Starting a play with not one but three "as you all know" in the first thirty minutes is an automatic year in the cubes. I don't care that you may be trying to evoke the plays of the period, with the preconception with witty talk and singing songs, it comes across as sloppy.

Despite the background of industrial unrest and illicit love – not punishable, yet – the first act feels like any other Edwardian play. It's not until the sound of war that things change for the better. It's not that the first act is bad, but this is a story about war. Here we can commend the director and set designer for not just the uniforms and props but recreating trench and tunnel warfare on stage.

As a Judge I know no woman, but even for me the romance and love was unconvincing and it seemed more an infatuation than a romance. Once together they had some chemistry, but Isabelle could have equally rejected instead o accepted Wraysford's love.

Regarding Wraysford, he seemed lacking. Ben Barnes played him well, particularly as he is on stage for most of the time, but the script took you places and abandoned them. Twice – with card reading then divining the augers - suggested that some hint of his future was to come about, but to no avail. Finally, the theme of Birdsong, and Wraysford horror of birds – the play starts with him describing such a nightmare – goes nowhere. There is an incident with carrier pigeons but no more.

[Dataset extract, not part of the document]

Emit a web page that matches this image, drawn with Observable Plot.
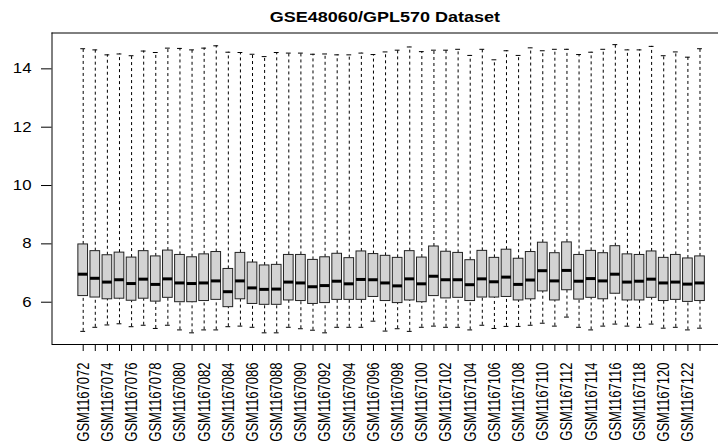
<!DOCTYPE html>
<html>
<head>
<meta charset="utf-8">
<script src="https://cdn.jsdelivr.net/npm/d3@7"></script>
<script src="https://cdn.jsdelivr.net/npm/@observablehq/plot@0.6"></script>
<style>
  html, body { margin: 0; padding: 0; background: #fff; }
  body { width: 718px; height: 445px; overflow: hidden; font-family: "Liberation Sans", Arial, Helvetica, sans-serif; }
  #title { height: 30px; margin-left: 51.5px; width: 666.5px; text-align: center; box-sizing: border-box; padding-top: 8px; }
  #title span { display: inline-block; font-weight: bold; font-size: 15px; line-height: 16px; color: #000; transform: scaleX(1.2); }
  svg { display: block; }
</style>
</head>
<body>
<div id="title"><span>GSE48060/GPL570 Dataset</span></div>
<div id="chart"></div>
<script>
const samples = [
  "GSM1167072","GSM1167073","GSM1167074","GSM1167075","GSM1167076","GSM1167077","GSM1167078","GSM1167079",
  "GSM1167080","GSM1167081","GSM1167082","GSM1167083","GSM1167084","GSM1167085","GSM1167086","GSM1167087",
  "GSM1167088","GSM1167089","GSM1167090","GSM1167091","GSM1167092","GSM1167093","GSM1167094","GSM1167095",
  "GSM1167096","GSM1167097","GSM1167098","GSM1167099","GSM1167100","GSM1167101","GSM1167102","GSM1167103",
  "GSM1167104","GSM1167105","GSM1167106","GSM1167107","GSM1167108","GSM1167109","GSM1167110","GSM1167111",
  "GSM1167112","GSM1167113","GSM1167114","GSM1167115","GSM1167116","GSM1167117","GSM1167118","GSM1167119",
  "GSM1167120","GSM1167121","GSM1167122","GSM1167123"
];
const whiskerHigh = [14.69,14.65,14.48,14.51,14.45,14.61,14.56,14.71,14.70,14.65,14.71,14.79,14.57,14.56,14.50,14.42,14.56,
  14.54,14.54,14.50,14.51,14.48,14.48,14.54,14.49,14.58,14.64,14.75,14.59,14.64,14.64,14.67,14.46,14.67,
  14.31,14.62,14.46,14.72,14.62,14.67,14.67,14.49,14.57,14.67,14.83,14.65,14.65,14.77,14.45,14.58,14.40,14.69];
const q3 = [7.98,7.75,7.61,7.70,7.53,7.75,7.57,7.77,7.62,7.54,7.64,7.72,7.14,7.69,7.36,7.26,7.28,
  7.62,7.62,7.45,7.54,7.66,7.51,7.74,7.65,7.59,7.52,7.75,7.53,7.91,7.73,7.69,7.44,7.76,
  7.52,7.80,7.49,7.72,8.04,7.68,8.05,7.62,7.76,7.68,7.92,7.64,7.62,7.74,7.52,7.62,7.50,7.57];
const median = [6.96,6.82,6.69,6.77,6.64,6.79,6.61,6.80,6.66,6.64,6.66,6.73,6.36,6.73,6.49,6.44,6.45,
  6.69,6.66,6.53,6.57,6.72,6.63,6.78,6.77,6.66,6.56,6.80,6.63,6.89,6.77,6.77,6.60,6.80,
  6.70,6.86,6.61,6.76,7.08,6.73,7.09,6.72,6.81,6.73,6.96,6.69,6.72,6.79,6.66,6.69,6.62,6.66];
const q1 = [6.21,6.16,6.10,6.12,6.05,6.12,6.02,6.15,6.00,6.00,6.04,6.08,5.83,6.10,5.94,5.91,5.91,
  6.06,6.04,5.94,5.97,6.08,6.08,6.08,6.18,6.04,5.97,6.06,6.00,6.21,6.13,6.15,6.04,6.16,
  6.16,6.18,6.06,6.10,6.37,6.06,6.41,6.09,6.15,6.10,6.29,6.06,6.06,6.15,6.04,6.08,6.01,6.04];
const whiskerLow = [5.00,5.14,5.22,5.26,5.16,5.21,5.10,5.21,5.05,4.95,5.05,5.05,5.16,5.18,5.14,4.95,4.95,
  5.14,5.09,5.04,4.95,5.14,5.14,5.14,5.35,5.01,5.09,5.00,5.14,5.18,5.14,5.14,5.05,5.21,
  5.10,5.17,5.17,5.21,5.28,5.18,5.49,5.14,5.05,5.18,5.25,5.18,5.14,5.25,5.11,5.14,5.05,5.11];
const yTicks = [6, 8, 10, 12, 14];

const rows = samples.map((s, k) => ({
  i: k + 1, sample: s,
  top: whiskerHigh[k], q3: q3[k], median: median[k], q1: q1[k], bottom: whiskerLow[k]
}));

const xDomain = [-1.58, 53.53];
const yDomain = [4.55, 15.229];
const half = 0.4, cap = 0.2;

const chart = Plot.plot({
  width: 718,
  height: 415,
  marginLeft: 51.5,
  marginRight: 0,
  marginTop: 2.5,
  marginBottom: 101,
  style: { fontFamily: '"Liberation Sans", Arial, Helvetica, sans-serif', color: "#000", background: "#fff" },
  x: { type: "linear", domain: xDomain },
  y: { domain: yDomain },
  marks: [
    Plot.ruleX(rows, { x: "i", y1: "q3", y2: "top", stroke: "#000", strokeWidth: 1, strokeDasharray: "3,3" }),
    Plot.ruleX(rows, { x: "i", y1: "bottom", y2: "q1", stroke: "#000", strokeWidth: 1, strokeDasharray: "3,3" }),
    Plot.ruleY(rows, { y: "top", x1: d => d.i - cap, x2: d => d.i + cap, stroke: "#000", strokeWidth: 1 }),
    Plot.ruleY(rows, { y: "bottom", x1: d => d.i - cap, x2: d => d.i + cap, stroke: "#000", strokeWidth: 1 }),
    Plot.rect(rows, { x1: d => d.i - half, x2: d => d.i + half, y1: "q1", y2: "q3", fill: "#d3d3d3", stroke: "#222", strokeWidth: 1 }),
    Plot.ruleY(rows, { y: "median", x1: d => d.i - half, x2: d => d.i + half, stroke: "#000", strokeWidth: 3 }),
    Plot.ruleX([xDomain[0]], { y1: yDomain[0], y2: yDomain[1], stroke: "#000" }),
    Plot.ruleY([yDomain[0], yDomain[1]], { stroke: "#000" }),
    Plot.axisY({ ticks: yTicks, tickSize: 10.5, tickPadding: 10, fontSize: 14, label: null, stroke: "#000", ariaLabel: "y-axis" }),
    Plot.axisX({
      ticks: rows.map(d => d.i),
      tickFormat: i => (i % 2 === 1 ? samples[i - 1] : ""),
      tickRotate: -90, tickSize: 7, tickPadding: 11, fontSize: 13, label: null, stroke: "#000"
    })
  ]
});
// Slightly widen glyphs to mimic the reference's wider rendering
d3.select(chart).selectAll('g[aria-label="x-axis tick label"] text').each(function () {
  const t = this.getAttribute("transform") || "";
  this.setAttribute("transform", t + " scale(1,1.3)");
});
d3.select(chart).selectAll('g[aria-label="y-axis tick label"] text').each(function () {
  const t = this.getAttribute("transform") || "";
  this.setAttribute("transform", t + " scale(1.2,1)");
});
document.getElementById("chart").append(chart);
</script>
</body>
</html>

Finally, and appropriately – even I have a sense of humour – the ending. For a long play it felt rushed and not quite clear on its message and what has come from all this.

Verdict & sentence:

Moving and official Justice Department Commendation for Barnes, but Wagstaff and Nunn, I'm taking you down to the cubes. One year for "as you all know" – correction, one year per "as you all know" – and another two for leading us nowhere. Start singing birdies, hope you like your new cage.